* _Goal of the exercise_:
Exactly as written, write out the lines below from the first to the one containing "minimum height=56pt] (dmt)", inclusive. Pictures do not belong in the copy.

* _Supplied data_:
****
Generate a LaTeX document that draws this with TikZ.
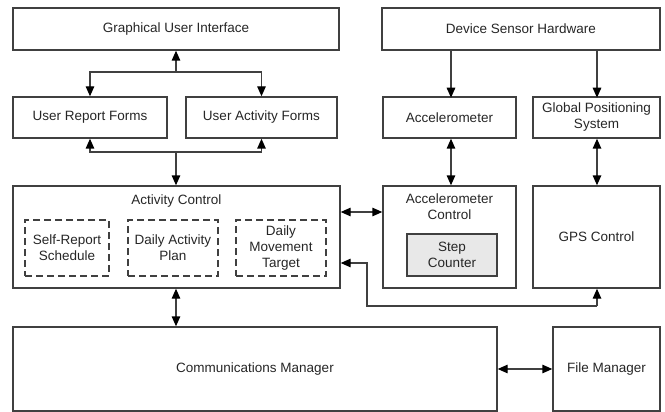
\documentclass[tikz,border=0pt]{standalone}
\usepackage{fontspec}
\setmainfont{Liberation Sans}
\usepackage{tikz}
\usetikzlibrary{arrows.meta}

\definecolor{lncol}{HTML}{404040}
\definecolor{stepfill}{HTML}{E8E8E8}

\begin{document}
\begin{tikzpicture}[x=1pt, y=-1pt,
    every node/.style={font=\fontsize{13.5}{16}\selectfont, text=black!85, align=center, inner sep=0pt},
    blk/.style={draw=lncol, line width=1.4pt},
    dashblk/.style={draw=lncol, line width=1.4pt, dash pattern=on 7pt off 4pt},
    link/.style={draw=lncol, line width=1.4pt},
    tip/.style={-{Triangle[length=10pt,width=8.5pt,color=black]}},
    tips/.style={{Triangle[length=10pt,width=8.5pt,color=black]}-{Triangle[length=10pt,width=8.5pt,color=black]}}]
    \useasboundingbox (0,0) rectangle (665,412);

    % top row
    \node[blk, minimum width=326pt, minimum height=42pt] (gui) at (176,29) {Graphical User Interface};
    \node[blk, minimum width=278pt, minimum height=42pt] (dsh) at (521,29) {Device Sensor Hardware};

    % second row
    \node[blk, minimum width=154pt, minimum height=41pt] (urf) at (90,117.5) {User Report Forms};
    \node[blk, minimum width=151pt, minimum height=41pt] (uaf) at (261.5,117.5) {User Activity Forms};
    \node[blk, minimum width=133pt, minimum height=41pt] (acc) at (449.5,117.5) {Accelerometer};
    \node[blk, minimum width=127pt, minimum height=41pt] (gps) at (596.5,117.5) {Global Positioning\\System};

    % control row
    \node[blk, minimum width=327pt, minimum height=102pt] (ac) at (176.5,237) {};
    \node (actitle) at (176.5,201) {Activity Control};
    \node[dashblk, minimum width=84pt, minimum height=56pt] (srs) at (67,248) {Self-Report\\Schedule};
    \node[dashblk, minimum width=90pt, minimum height=56pt] (dap) at (173,248) {Daily Activity\\Plan};
    \node[dashblk, minimum width=90pt, minimum height=56pt] (dmt) at (281,248) {Daily\\Movement\\Target};

    \node[blk, minimum width=133pt, minimum height=102pt] (accctl) at (449.5,237) {};
    \node (accctltitle) at (449.5,207) {Accelerometer\\Control};
    \node[blk, fill=stepfill, minimum width=90pt, minimum height=42pt] (stepcnt) at (452,255) {Step\\Counter};

    \node[blk, minimum width=127pt, minimum height=102pt] (gpsctl) at (596.5,237) {GPS Control};

    % bottom row
    \node[blk, minimum width=484pt, minimum height=84pt] (comm) at (255,369) {Communications Manager};
    \node[blk, minimum width=107pt, minimum height=84pt] (fm) at (606.5,369) {File Manager};

    % branch points
    \coordinate (gsplit) at (176,72);
    \coordinate (fsplit) at (176,152);
    \coordinate (gpsturn) at (597,306);
    \coordinate (acturn) at (367,306);

    % gui to forms
    \draw[link, tip] (gsplit) -- (gsplit |- gui.south);
    \foreach \f in {urf,uaf}
        \draw[link, tip] (gsplit) -| (\f.north);
    % forms to activity control
    \draw[link, tip] (fsplit) -- (fsplit |- ac.north);
    \foreach \f in {urf,uaf}
        \draw[link, tip] (fsplit) -| (\f.south);

    % sensors
    \draw[link, tip] (dsh.south -| acc.north) ++(1.5,0) -- ++(0,47);
    \draw[link, tip] (dsh.south -| gps.north) ++(0.5,0) -- ++(0,47);
    \draw[link, tips] ([xshift=1.5pt]acc.south) -- ([xshift=1.5pt]accctl.north);
    \draw[link, tips] ([xshift=0.5pt]gps.south) -- ([xshift=0.5pt]gpsctl.north);

    % controls
    \draw[link, tips] (ac.east |- 0,212) -- (accctl.west |- 0,212);
    \draw[link, tip] (gpsturn) -- ([xshift=0.5pt]gpsctl.south);
    \draw[link, tip] (gpsturn) -- (acturn) |- (ac.east |- 0,263);

    % managers
    \draw[link, tips] (fsplit |- ac.south) -- (fsplit |- comm.north);
    \draw[link, tips] (comm.east) -- (fm.west);
\end{tikzpicture}
\end{document}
****
* _Written answer_:
Generate a LaTeX document that draws this with TikZ.
\documentclass[tikz,border=0pt]{standalone}
\usepackage{fontspec}
\setmainfont{Liberation Sans}
\usepackage{tikz}
\usetikzlibrary{arrows.meta}

\definecolor{lncol}{HTML}{404040}
\definecolor{stepfill}{HTML}{E8E8E8}

\begin{document}
\begin{tikzpicture}[x=1pt, y=-1pt,
    every node/.style={font=\fontsize{13.5}{16}\selectfont, text=black!85, align=center, inner sep=0pt},
    blk/.style={draw=lncol, line width=1.4pt},
    dashblk/.style={draw=lncol, line width=1.4pt, dash pattern=on 7pt off 4pt},
    link/.style={draw=lncol, line width=1.4pt},
    tip/.style={-{Triangle[length=10pt,width=8.5pt,color=black]}},
    tips/.style={{Triangle[length=10pt,width=8.5pt,color=black]}-{Triangle[length=10pt,width=8.5pt,color=black]}}]
    \useasboundingbox (0,0) rectangle (665,412);

    % top row
    \node[blk, minimum width=326pt, minimum height=42pt] (gui) at (176,29) {Graphical User Interface};
    \node[blk, minimum width=278pt, minimum height=42pt] (dsh) at (521,29) {Device Sensor Hardware};

    % second row
    \node[blk, minimum width=154pt, minimum height=41pt] (urf) at (90,117.5) {User Report Forms};
    \node[blk, minimum width=151pt, minimum height=41pt] (uaf) at (261.5,117.5) {User Activity Forms};
    \node[blk, minimum width=133pt, minimum height=41pt] (acc) at (449.5,117.5) {Accelerometer};
    \node[blk, minimum width=127pt, minimum height=41pt] (gps) at (596.5,117.5) {Global Positioning\\System};

    % control row
    \node[blk, minimum width=327pt, minimum height=102pt] (ac) at (176.5,237) {};
    \node (actitle) at (176.5,201) {Activity Control};
    \node[dashblk, minimum width=84pt, minimum height=56pt] (srs) at (67,248) {Self-Report\\Schedule};
    \node[dashblk, minimum width=90pt, minimum height=56pt] (dap) at (173,248) {Daily Activity\\Plan};
    \node[dashblk, minimum width=90pt, minimum height=56pt] (dmt) at (281,248) {Daily\\Movement\\Target};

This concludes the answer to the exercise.